The orchestra looked at him--plump, mop-haired, about the size of a cello and eleven years old. And this was to be the conductor of the NBC Summer Symphony--the same orchestra which veteran Arturo Toscanini had whipped into one of the world's finest. It was like a crazy dream.

Before their first rehearsal under Lorin Maazel, the NBC players gagged about bringing lollipops along, about a forthcoming concert under a trained seal or under Dominick the porter in an all-Verdi program. With precocious composure, Conductor Maazel called his tough situation to order. In a variable treble, prefacing most requests with "Could I ask" or "Might I have," he told the men the way he wanted diminuendos and crescendos. He chided a clarinetist for an altered beat. Gently he pronounced the NBC strings first "messy," then "much better."

All this he did without consulting a score except to refer to numbered sections; Lorin Maazel knows 22 symphonic works by heart. When the first rehearsal was over, he said: "I hope I got the men with me. I tried to." Conductor Maazel had acted the terrible child just a trifle, but so do many full-sized conductors, and the NBC Symphony was with him.

Many a critical listener to the first of his two Saturday night broadcasts was amazed and confounded by Lorin Maazel. Prodigious children are musical commonplaces, but leading a man-size orchestra is something else. The almost legendary child Mozart and twelve-year-old Fritz Reiner (now the Pittsburgh Symphony's grownup leader) are among the few who accomplished it. Conductor Maazel proved him self much better than good-for-a-kid. With real musicianship and understanding he put the NBC men through Wagner's rip-roaring Rienzi overture, Mendelssohn's twirling Italian Symphony, and a piece written by a girl-friend of his when she was 9, Dika Newlin's Cradle Song.

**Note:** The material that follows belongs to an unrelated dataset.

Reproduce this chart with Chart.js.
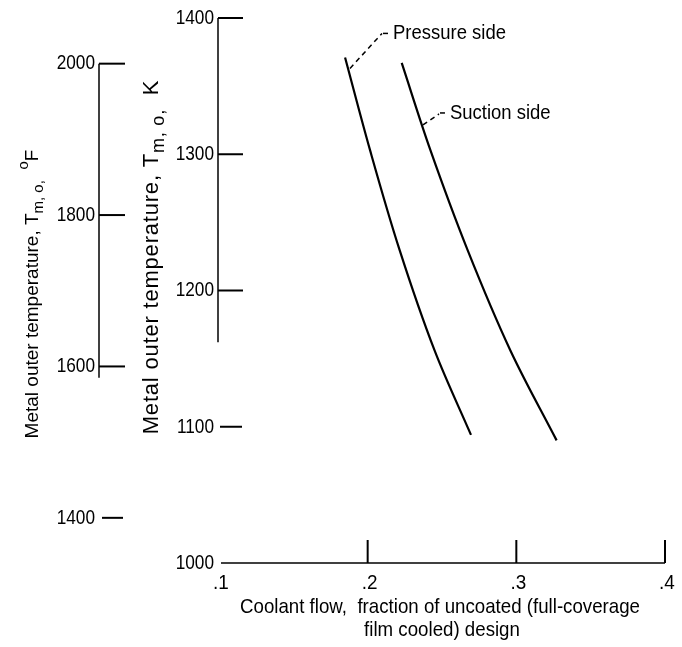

Lorin Maazel was born in Paris' suburban Neuilly to U.S. parents. His father, a singing teacher, later moved Lorin to an appropriate place for a wonder child, Los Angeles. Lorin studied piano and violin, took an interest in the orchestra when Papa Maazel gave him a Haydn score four years ago. So his parents took him to Vladimir Bakaleinikoff, assistant conductor of the Pittsburgh Symphony, who is still his teacher.

In the past three years Conductor Maazel has waved a stick over seven orchestras, of which the best before the NBC Symphony was the Los Angeles Philharmonic. His beat is precise and his gestures graceful. He has one gift from the gods: absolute pitch, i.e., he can place a note without help from an instrument. Glib, articulate beyond his years, Lorin Maazel says: "I still have a lot of hard work ahead of me. I am constantly studying. I have yet to prove my mettle."